How to select the right stripes for your suit?
The rule number one: mind your body constitution.
- Generally, striped fabrics tend to make your body visually taller than it is, that’s why a narrow or middle-width stripe works best for short and stocky men;
- If you have an excessive weight, go for the wider stripes;
- If you are quite thin, the narrower or thin stripes model could be your best choice.
You might well be unsatisfied with the selection of the stripes on the suits you see in shops, say, in terms of colours or in the way the fabric feels. In such case, the rule of thumb is to buy a striped wool fabric separately and make a bespoke suit. This option can be quite costly, however, those investments in your comfort and style will be certainly paid off very soon.
Where to wear a stripe wool suit
At first, I’d like to remind you a pinstripe suit is not a substitution to your formal solid black, grey or navy suit. So, avoid wearing it on such official events as a wedding or work party and give way to a tux or dark suit instead. Where you can really take most of a striped suit is your office, making official visits and different ways of going out, be it a date, lunch, visiting a theatre, exhibition, etc. However, a stripe suit is not much appropriate for your local bar/pub, where the blokes will definitely find it out-of-place and expect you to wear something more laid back.
What to combine your stripe suit with
It actually depends on where you are going to go. However, keep in mind that regardless of your destination, a universal rule can be applied here: “2 out of 3 ain’t bad”. In other words, it’s ok if two of your garments are patterned, just leave the third one solid: a suit, shirt or tie. This rule doesn’t exclude a theoretical possibility of selecting the proper patterns to all your garments. What is means, however, is that most people can hardly much succeed in the proper match of various patterns, which typically ends up in a rather weird look. Moreover, if you go for checks, try to make it less notable to not distract the eye from the dominating striped pattern.
You should avoid another extremity, however. Sometimes, when afraid of making an odd combination with stripes, men go for such basic and completely old-fashioned ideas, as a striped suit, white shirt and a black tie. In 2018, this selection works perfectly for the 1920’s Italian mafia cosplay, but definitely not for an everyday look.

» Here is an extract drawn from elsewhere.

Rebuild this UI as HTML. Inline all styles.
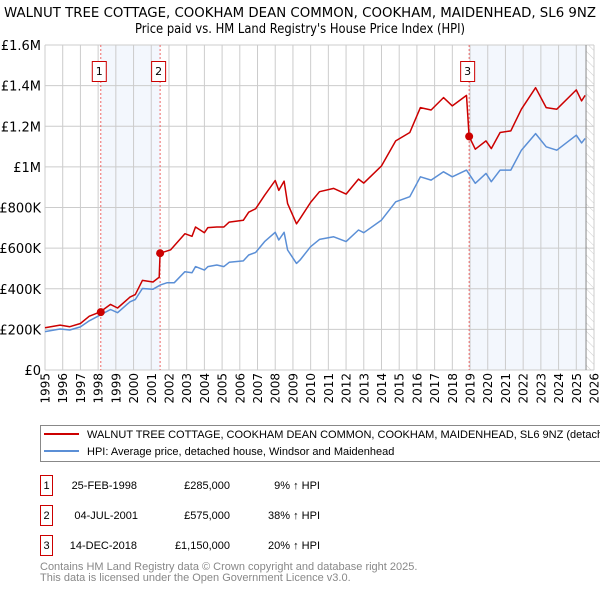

Here are some style tips for you to take away:
- Elegant look. To create a more sophisticated look, opt for a contrasting collar and turn-down cuffs with cufflinks. All the three elements belong to the high style and combined with a pinstripe suit make a true celebrity fashion look.
- Contemporary look. If you are inspired by an ultramodern style, try using a cut-collar with a wide knot of a tie, which makes quite a bold effect from your suit.
- Exquisite look. To emphasise the high class of your suit, pair it with a tie matching the stripe colour. This colour combination makes an organised and decent look that emphasises your style.
What colour your striped suit should be?
There are basically two types of fabrics – with a contrast and solid pinstripe. For example, the light grey stripes on a dark grey wool make a gradient effect and emphasise the strict restraint of your look.
However, if there are red stripes on a grey fabric, this will imbue your style with more self-confidence and some aggression. Although a contrasting pinstripe sets some limitations on the accessories selection, it will certainly make your look more vivid and remarkable.
A pin stripe or chalk stripe?
A pinstripe is generally the most common one these days. What makes it distinctive, is a very thin single stripe, which width is about 1,4-0.84 mm (1/18-1/30 inch). No wonder it resembles a pinhead. The stripe is made with a single warp yarn, and the distance between the yarns is in a range between 2,54-25,4 mm (1/10-1 inch).
Unlike a pin stripe, chalk stripe is created with several threads making a several times wider stripe compared to that of a pin stripe, and looks like a line made with a tailor’s chalk. Some people also find it similar to a rope and call this pattern a rope stripe.
So, a pin or chalk stripe? It doesn’t really matter, as all you need to make the right choice is just to keep in mind the pieces of advice on selecting a striped fabric I’ve written above, as they are common for all types of striped fabrics.